Some evolutionary theorists believe that encounters with different races were relatively rare in evolutionary history, and that humans do not have adaptations specific to race. However, it is theorized that encounters with out-groups were more common, and that these encounters likely had different consequences for men and women, specifically with respect to out-group men. Carlos Navarrete and colleagues found that race biases against out-group males were distinct for in-group men and women. Men's biases were motivated by aggression and social dominance, whereas women's biases were consistently motivated by fear of sexual coercion.

These findings are consistent with the predicted type of pressure imposed on men and women by outgroup men. For women, these biases are expected to be strongest when threats of coercion have the greatest potential fitness costs. Navarrete and colleagues found that race bias increased with increased conception risk, but maintain that "racism" on its face is not merely emotional nor based solely on preconception; rather, they argue that many of the biases felt by both the in-group and out-group are strongly predicated upon established cultural and social norms.
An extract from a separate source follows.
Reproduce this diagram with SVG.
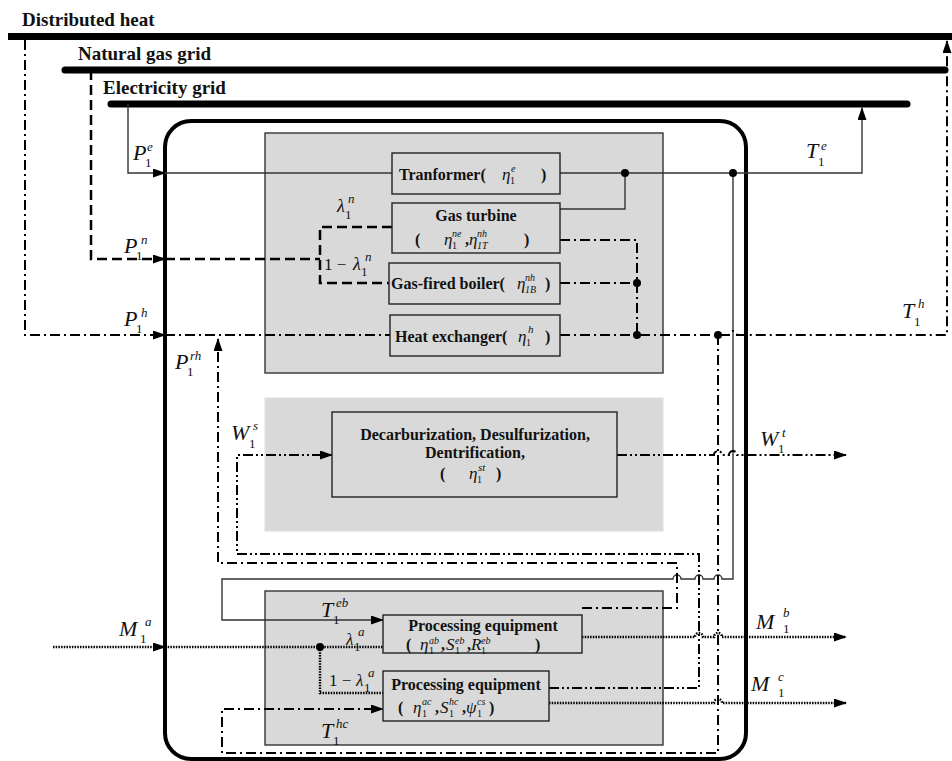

=== Flexible in-group categorization and prejudice ===
In the course of social interactions, humans often categorize each other by race, which has implications for the nature of interactions. However, research by evolutionary psychologists suggests that race categorization is either absent or reduced when more motivationally relevant grouping cues are apparent. For instance, Kurzban, Tooby and Cosmides found that when a subject identified as being part of the same group as a person of another race, perceptions based on race were either reduced or absent. The authors believe this could be evidence that prejudices associated with race can be overridden by cues of common group identity, and thus mitigate threats presented by members of out-groups. This may have implications for managing functionally distinct prejudices, many of which may be activated by apparent out-group status.

Prejudice toward individuals with disabilities has been melded across history by moral and social frameworks. In ancient and medieval societies, physical and cognitive differences were commonly interpreted as evidence of divine will, sin, or moral weakness. Individuals were often segregated or confined, with early institutions prioritizing containment over integration. According to the Minnesota Governor’s Council on Developmental Disabilities, these structures reflected fear of social disorder rather than concern for rehabilitation, reinforcing enduring patterns that positioned difference as a social risk.